Has India Done Enough?
The pandemic and the distressed economic activities has been a proverbial final nail in the coffin for the already suffering and slowing Indian economy. Furthermore, the 70 years old archaic Indian laws are surely not vigorous enough to act as a recourse for the businesses fighting COVID-19. The threshold to apply FMC is extremely high thereby leaving private parties in the hands of court without a binding legal remedy. This is indeed challenging and might cause tremendous delay and frustration. Moreover, it is unreasonable to expect that all contracts with a FMC would include pandemic in its purview. Therefore, when a contract is devoid of FMC, the parties will have to resort to the Doctrine of Frustration, which is difficult to establish as it requires high standard of proof and time and again Indian courts have ruled against it. On the other hand, the Act, which is specifically tailored for the current pandemic, makes it the model law that India could adopt. As discussed previously, the heart of the legislation is that it shifts the burden of proof on the contesting party rather than the one invoking the notification for relief. Unless it is proven by the counterparty that the non-performance of contract is unlikely by the impact of COVID-19, the invoking party shall be entitled to all the temporary reliefs. This approach, unlike the Indian legislation offers essential safeguard to invoking party from any possible coercive steps that could be taken by the contesting party.
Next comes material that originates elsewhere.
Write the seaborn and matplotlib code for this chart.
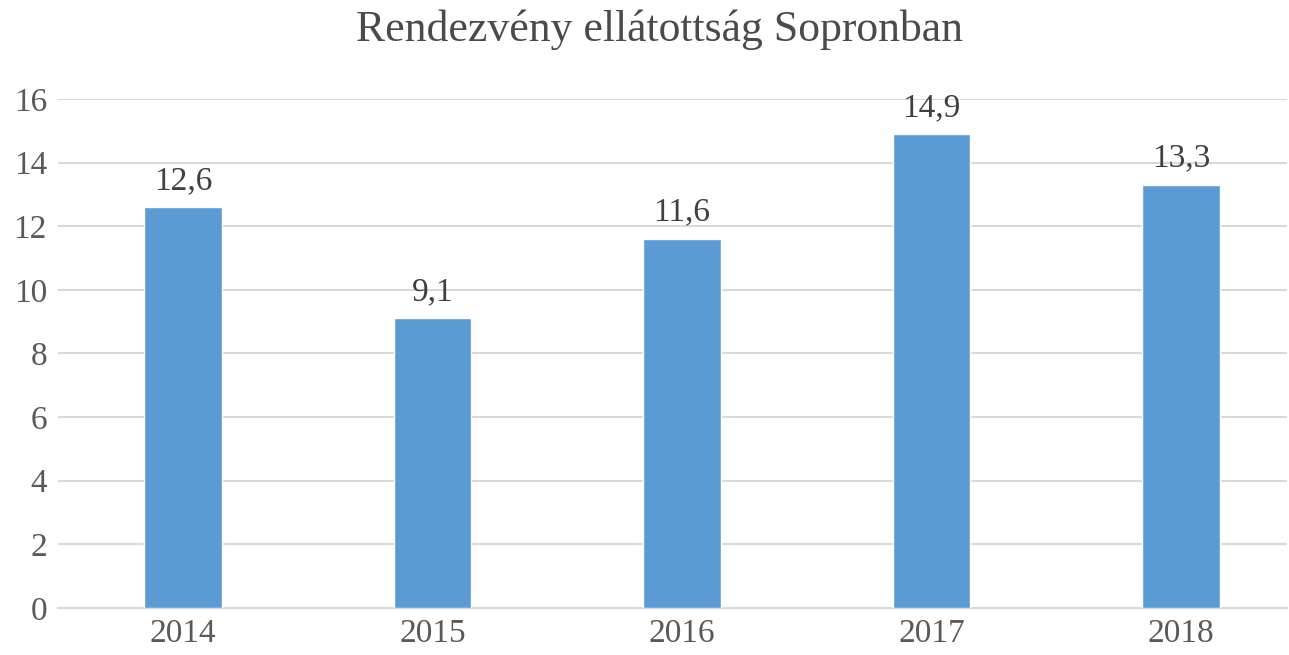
import matplotlib
matplotlib.use("Agg")
import matplotlib.pyplot as plt
import seaborn as sns
import pandas as pd

# adatok
years = ["2014", "2015", "2016", "2017", "2018"]
values = [12.6, 9.1, 11.6, 14.9, 13.3]
title = "Rendezvény ellátottság Sopronban"

df = pd.DataFrame({"ev": years, "ertek": values})

sns.set_style("white")
plt.rcParams["font.family"] = ["Liberation Serif", "DejaVu Serif"]

fig = plt.figure(figsize=(12.89, 6.55), dpi=100)
ax = fig.add_axes([58 / 1289, 0.072, 1229 / 1289, 0.777])

sns.barplot(data=df, x="ev", y="ertek", color="#5B9BD5", saturation=1,
            width=0.31, ax=ax, zorder=3)

ax.set_ylim(0, 16)
ax.set_xlim(-0.501, 4.425)
ax.set_yticks(range(0, 17, 2))
ax.yaxis.grid(True, color="#D9D9D9", linewidth=1.5, zorder=0)
ax.set_axisbelow(True)
for s in ["top", "right", "left"]:
    ax.spines[s].set_visible(False)
ax.spines["bottom"].set_color("#D9D9D9")
ax.spines["bottom"].set_linewidth(1.5)
ax.tick_params(axis="both", length=0, labelsize=24, labelcolor="#595959", pad=8)
ax.set_xlabel("")
ax.set_ylabel("")

labels = [f"{v:.1f}".replace(".", ",") for v in values]
ax.bar_label(ax.containers[0], labels=labels, padding=8, fontsize=24, color="#404040")

fig.text(660 / 1289, 1 - 30 / 655, title, fontsize=31.5, color="#4a4a4a",
         ha="center", va="center")

fig.savefig("out.png", dpi=100)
Lastly, the Act is comprehensive and shall remain in force for a period of 6 months (which can be increased to 12 months) thereby offering protection to financially distressed individuals, firms and businesses. It clearly intends to operate post lockdown by critically understanding the aftermath of this pandemic which will be equally challenging for the enterprises to stand up. Most of the guidelines issued by the Indian Ministry are temporary in nature and restricted to the period of lockdown. Such short time frame offered to businesses, might not prove as a resolution and a contractual moratorium of a longer period is therefore the need of the hour. In light of this, it is crucial to understand the effect of the pandemic which has tremendously affected the commercial sector and therefore, a contemporary and dynamic legislation should be introduced to uplift these enterprises and elevate the downgrading Indian economy.
This article has been authored by Priyanshu Agarwal & Vaishnavi Vyas. Both the authors are students of law at NMIMS KPM School of Law, Mumbai.